Correspondance 1812-1876, 1/1832/XCI


XCI

À M. FRANÇOIS ROLLINAT, À CHÂTEAUROUX


Nohant, 20 août 1832.


Mon vieux,

J’ai travaillé comme un cheval, et je me sens si aise d’être débarrassée de ma journée, que, loin de faire du spleen, je me plonge avec délices dans cette béate stupidité qu’il m’est enfin permis de goûter. Ne t’attends donc pas à me voir répondre à toutes les choses bonnes et excellentes que tu me dis. J’attendrai pour cela un jour où j’aurai de l’âme, un jour où je serai Otello. Pour aujourd’hui, je suis chien. Je dis que la vie n’est bonne qu’à gaspiller. J’ai mis tout ce que j’avais de cœur et d’énergie sur des feuilles de papier Weynen. Mon âme est sous presse, mes facultés sont dans la main du prote. Infâme métier ! Les jours où je le fais, il ne me reste plus rien le soir. Ce sont autant de jours où il ne m’est pas permis de vivre pour mon compte. Après tout, c’est peut-être un bonheur ; car, livrée à moi-même, je vivrais trop !

Dans deux jours, j’aurai fini Valentine, ou je serai morte. Veux-tu que j’aille te voir la semaine prochaine ? Fixe le jour. Si tu veux, nous irons à Valençay. Cela t’arrange-t-il ? J’ai tout le mois pour courir, mais le froid viendra. Si tu m’en crois, tenons-nous prêts aux premiers jours de soleil qui reviendront, s’il en revient. J’avertirai Gustave[1]. Réponds-moi donc et décide le jour ; c’est à toi, qui n’es pas libre quand tu veux, de régler l’ordre et la marche. Mais il faut nous prévenir d’avance, afin de préparer nos pataches, nos pistolets de voyage, nos pelisses fourrées, nos astrolabes, enfin tout l’appareil du voyageur.

Je suis charmée qu’on m’accueille chez toi avec bienveillance. J’ai fort envie de voir tous ces enfants ; Juliette[2] surtout me plaît. Préviens ta mère et tes grandes sœurs que j’ai excessivement mauvais ton, que je ne sais pas me contenir plus d’une heure ; qu’ensuite, semblable au baron de Corbigny, « je ne puis m’empêche de jurer et de m’enivrer ». Que veux-tu ! chacun a ses petites faiblesses, disait je ne sais plus quel particulier, en faisant bouillir la tête de son père dans une marmite, pour la manger. Enfin garde-toi de me faire passer pour quelque chose de présentable. S’il fallait soutenir ensuite la dignité de mon rôle, je souffrirais trop.
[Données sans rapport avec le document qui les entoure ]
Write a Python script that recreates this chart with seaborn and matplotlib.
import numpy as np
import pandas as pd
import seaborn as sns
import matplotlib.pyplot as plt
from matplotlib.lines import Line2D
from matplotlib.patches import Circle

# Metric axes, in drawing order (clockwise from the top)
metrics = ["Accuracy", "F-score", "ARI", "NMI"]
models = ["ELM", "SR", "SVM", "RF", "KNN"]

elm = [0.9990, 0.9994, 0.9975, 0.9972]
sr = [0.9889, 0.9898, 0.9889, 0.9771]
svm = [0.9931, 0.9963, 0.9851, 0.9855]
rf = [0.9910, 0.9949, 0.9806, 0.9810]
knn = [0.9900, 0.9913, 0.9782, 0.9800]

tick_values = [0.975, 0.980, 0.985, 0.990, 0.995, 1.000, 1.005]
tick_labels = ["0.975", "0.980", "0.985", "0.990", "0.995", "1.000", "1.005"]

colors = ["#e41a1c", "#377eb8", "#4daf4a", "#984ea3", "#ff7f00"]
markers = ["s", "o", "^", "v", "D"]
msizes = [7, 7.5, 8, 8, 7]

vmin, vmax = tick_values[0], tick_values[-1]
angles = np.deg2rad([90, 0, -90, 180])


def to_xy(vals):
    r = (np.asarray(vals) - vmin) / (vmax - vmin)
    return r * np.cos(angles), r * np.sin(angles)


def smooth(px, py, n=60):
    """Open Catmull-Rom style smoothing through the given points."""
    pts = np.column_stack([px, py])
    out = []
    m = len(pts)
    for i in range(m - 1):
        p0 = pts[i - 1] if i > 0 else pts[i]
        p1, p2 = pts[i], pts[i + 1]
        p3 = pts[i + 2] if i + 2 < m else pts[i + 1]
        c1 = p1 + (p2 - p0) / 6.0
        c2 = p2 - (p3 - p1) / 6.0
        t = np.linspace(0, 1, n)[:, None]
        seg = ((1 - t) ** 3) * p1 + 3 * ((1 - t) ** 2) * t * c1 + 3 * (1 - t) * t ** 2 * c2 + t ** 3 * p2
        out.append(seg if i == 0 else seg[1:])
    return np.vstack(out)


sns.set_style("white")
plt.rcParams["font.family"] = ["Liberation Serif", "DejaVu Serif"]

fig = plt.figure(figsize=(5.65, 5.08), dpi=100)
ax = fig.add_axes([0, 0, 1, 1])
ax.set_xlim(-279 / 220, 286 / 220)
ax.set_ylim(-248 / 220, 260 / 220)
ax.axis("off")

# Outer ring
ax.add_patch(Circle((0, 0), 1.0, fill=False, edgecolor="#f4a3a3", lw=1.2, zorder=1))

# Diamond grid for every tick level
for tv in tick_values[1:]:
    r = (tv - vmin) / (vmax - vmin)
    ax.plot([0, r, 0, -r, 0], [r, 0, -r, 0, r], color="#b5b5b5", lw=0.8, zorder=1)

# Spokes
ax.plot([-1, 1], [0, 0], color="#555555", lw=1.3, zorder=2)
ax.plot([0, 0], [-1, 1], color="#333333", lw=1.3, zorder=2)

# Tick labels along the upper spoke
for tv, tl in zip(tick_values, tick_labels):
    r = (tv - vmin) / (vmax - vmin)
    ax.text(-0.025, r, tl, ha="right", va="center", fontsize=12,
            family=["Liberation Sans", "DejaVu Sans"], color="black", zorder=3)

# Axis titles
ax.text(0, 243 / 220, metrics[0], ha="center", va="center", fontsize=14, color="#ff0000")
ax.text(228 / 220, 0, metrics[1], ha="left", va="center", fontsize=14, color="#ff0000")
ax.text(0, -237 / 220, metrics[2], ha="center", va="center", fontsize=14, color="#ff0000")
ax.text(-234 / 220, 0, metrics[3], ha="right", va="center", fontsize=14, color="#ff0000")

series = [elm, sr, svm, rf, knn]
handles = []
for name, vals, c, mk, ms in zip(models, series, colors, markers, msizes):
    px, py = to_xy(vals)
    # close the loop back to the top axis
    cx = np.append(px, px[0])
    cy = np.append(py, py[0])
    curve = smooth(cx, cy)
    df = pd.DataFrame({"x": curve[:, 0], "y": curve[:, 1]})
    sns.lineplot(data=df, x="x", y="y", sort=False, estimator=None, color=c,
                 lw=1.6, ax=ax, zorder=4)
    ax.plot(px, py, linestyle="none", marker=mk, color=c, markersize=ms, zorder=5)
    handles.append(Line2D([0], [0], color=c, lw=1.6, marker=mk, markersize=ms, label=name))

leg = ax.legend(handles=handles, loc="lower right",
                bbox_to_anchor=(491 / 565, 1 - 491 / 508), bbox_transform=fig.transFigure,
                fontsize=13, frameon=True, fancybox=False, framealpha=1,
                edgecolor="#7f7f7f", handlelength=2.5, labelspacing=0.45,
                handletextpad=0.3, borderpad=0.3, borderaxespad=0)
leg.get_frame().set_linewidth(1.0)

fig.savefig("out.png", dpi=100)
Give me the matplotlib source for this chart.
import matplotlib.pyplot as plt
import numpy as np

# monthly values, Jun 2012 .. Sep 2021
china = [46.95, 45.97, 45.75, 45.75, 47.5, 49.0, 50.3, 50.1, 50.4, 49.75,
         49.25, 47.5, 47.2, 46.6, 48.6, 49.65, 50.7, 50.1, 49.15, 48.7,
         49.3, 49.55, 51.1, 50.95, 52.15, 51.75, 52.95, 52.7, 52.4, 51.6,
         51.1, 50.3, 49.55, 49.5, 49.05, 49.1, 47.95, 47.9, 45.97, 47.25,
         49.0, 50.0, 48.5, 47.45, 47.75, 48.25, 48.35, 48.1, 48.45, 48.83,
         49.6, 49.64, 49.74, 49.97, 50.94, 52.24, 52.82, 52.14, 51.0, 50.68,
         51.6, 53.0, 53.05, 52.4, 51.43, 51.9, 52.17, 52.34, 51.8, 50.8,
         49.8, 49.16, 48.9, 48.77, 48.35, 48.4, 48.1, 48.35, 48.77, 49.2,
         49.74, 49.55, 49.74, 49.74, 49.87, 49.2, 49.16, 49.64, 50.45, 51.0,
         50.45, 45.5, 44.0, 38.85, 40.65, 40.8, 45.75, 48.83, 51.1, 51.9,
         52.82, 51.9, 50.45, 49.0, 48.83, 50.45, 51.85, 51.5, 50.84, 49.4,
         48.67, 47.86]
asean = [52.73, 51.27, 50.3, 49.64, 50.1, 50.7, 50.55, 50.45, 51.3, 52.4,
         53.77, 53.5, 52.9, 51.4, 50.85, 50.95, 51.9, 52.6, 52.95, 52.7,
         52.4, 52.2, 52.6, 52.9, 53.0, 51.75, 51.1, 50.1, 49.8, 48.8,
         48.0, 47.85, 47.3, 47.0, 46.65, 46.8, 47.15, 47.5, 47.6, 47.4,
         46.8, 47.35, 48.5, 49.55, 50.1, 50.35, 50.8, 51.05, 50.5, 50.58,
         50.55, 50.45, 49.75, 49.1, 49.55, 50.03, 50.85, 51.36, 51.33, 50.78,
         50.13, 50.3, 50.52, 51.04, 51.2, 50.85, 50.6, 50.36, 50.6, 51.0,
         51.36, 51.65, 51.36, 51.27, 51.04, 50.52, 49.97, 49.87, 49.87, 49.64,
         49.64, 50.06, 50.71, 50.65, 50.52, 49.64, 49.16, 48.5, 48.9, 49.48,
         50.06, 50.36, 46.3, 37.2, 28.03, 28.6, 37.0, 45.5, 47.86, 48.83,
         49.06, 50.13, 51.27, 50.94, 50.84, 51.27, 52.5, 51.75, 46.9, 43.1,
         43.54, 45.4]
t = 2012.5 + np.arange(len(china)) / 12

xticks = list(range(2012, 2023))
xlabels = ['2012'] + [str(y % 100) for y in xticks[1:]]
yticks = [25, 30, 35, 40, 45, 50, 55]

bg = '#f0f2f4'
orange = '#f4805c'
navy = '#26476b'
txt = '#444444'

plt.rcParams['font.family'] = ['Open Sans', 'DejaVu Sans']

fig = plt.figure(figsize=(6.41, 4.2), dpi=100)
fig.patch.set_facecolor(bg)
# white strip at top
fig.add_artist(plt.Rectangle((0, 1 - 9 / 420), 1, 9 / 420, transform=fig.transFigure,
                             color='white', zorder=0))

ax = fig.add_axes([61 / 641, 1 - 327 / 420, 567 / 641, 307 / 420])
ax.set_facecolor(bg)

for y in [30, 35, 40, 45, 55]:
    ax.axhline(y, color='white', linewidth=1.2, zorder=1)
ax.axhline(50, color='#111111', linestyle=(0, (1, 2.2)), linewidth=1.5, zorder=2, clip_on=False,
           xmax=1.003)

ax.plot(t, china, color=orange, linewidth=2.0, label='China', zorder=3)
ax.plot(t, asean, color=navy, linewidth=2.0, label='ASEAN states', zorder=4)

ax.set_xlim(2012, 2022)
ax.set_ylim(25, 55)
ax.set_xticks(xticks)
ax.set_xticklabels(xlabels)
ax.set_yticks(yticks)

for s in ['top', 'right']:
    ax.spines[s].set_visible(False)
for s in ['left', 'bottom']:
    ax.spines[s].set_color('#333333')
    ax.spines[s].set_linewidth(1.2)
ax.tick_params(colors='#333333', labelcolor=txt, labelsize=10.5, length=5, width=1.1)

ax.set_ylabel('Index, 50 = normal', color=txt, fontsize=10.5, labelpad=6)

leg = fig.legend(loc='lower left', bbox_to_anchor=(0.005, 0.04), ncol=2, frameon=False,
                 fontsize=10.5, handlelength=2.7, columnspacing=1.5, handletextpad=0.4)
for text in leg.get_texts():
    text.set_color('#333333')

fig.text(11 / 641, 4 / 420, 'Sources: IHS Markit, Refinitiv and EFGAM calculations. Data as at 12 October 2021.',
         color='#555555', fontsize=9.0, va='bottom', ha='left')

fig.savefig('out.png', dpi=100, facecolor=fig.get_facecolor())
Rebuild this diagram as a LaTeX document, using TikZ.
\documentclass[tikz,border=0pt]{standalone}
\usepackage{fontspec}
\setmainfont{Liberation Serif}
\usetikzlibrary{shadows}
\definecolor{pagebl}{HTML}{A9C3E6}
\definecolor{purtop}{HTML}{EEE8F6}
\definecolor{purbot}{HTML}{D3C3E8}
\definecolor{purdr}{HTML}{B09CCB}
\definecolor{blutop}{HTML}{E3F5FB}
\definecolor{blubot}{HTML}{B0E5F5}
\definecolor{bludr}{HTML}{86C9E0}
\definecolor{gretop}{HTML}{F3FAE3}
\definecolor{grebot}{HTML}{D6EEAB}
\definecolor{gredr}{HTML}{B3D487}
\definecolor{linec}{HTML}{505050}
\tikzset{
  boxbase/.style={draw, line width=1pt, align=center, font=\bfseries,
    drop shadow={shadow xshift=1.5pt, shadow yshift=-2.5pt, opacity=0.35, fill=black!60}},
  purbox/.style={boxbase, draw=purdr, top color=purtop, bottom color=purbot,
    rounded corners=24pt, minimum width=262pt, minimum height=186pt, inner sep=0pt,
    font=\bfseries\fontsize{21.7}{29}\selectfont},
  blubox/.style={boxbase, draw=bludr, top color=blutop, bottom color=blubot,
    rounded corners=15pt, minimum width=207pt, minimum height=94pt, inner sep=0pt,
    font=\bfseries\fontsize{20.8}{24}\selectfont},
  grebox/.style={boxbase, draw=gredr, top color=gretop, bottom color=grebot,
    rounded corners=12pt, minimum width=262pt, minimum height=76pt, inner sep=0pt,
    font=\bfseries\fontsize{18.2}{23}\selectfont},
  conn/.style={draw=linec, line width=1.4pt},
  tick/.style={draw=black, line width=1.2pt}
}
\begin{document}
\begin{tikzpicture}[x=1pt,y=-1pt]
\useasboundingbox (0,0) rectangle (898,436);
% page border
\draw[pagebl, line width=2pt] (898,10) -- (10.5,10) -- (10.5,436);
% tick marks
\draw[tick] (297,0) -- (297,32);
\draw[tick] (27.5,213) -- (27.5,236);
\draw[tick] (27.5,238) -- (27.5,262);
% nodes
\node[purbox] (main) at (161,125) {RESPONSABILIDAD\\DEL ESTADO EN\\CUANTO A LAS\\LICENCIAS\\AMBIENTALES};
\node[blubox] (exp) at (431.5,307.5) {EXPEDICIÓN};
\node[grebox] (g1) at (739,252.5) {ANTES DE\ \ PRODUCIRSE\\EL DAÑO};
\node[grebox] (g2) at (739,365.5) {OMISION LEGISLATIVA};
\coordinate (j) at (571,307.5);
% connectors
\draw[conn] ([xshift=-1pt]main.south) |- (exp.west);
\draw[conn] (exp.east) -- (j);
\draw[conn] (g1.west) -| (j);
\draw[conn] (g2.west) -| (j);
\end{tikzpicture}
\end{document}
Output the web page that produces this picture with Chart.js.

Fais-moi le plaisir de m’envoyer une boîte de pains à cacheter les plus petits possibles. Je t’ai fait de grands et magnifiques présents, tu peux bien me faire celui-là : autrement, je serai forcée de t’envoyer mes lettres ouvertes. On ignore à la Châtre l’usage des pains à cacheter. On se sert de poix de Bourgogne. On y fabrique aussi des fromages estimés, les habitants sont fort affables. (Voyez le voyage de l’Astrolabe.)

Adieu, cher frère de mon cœur. Je t’écrirai quand je pourrai. Toi, si tu as le temps, écris-moi. Tu sais si je t’aime, petit homme et grande âme !

GEORGE.
  1. Gustave Papet.
  2. Juliette Rollinat, sœur de François Rollinat.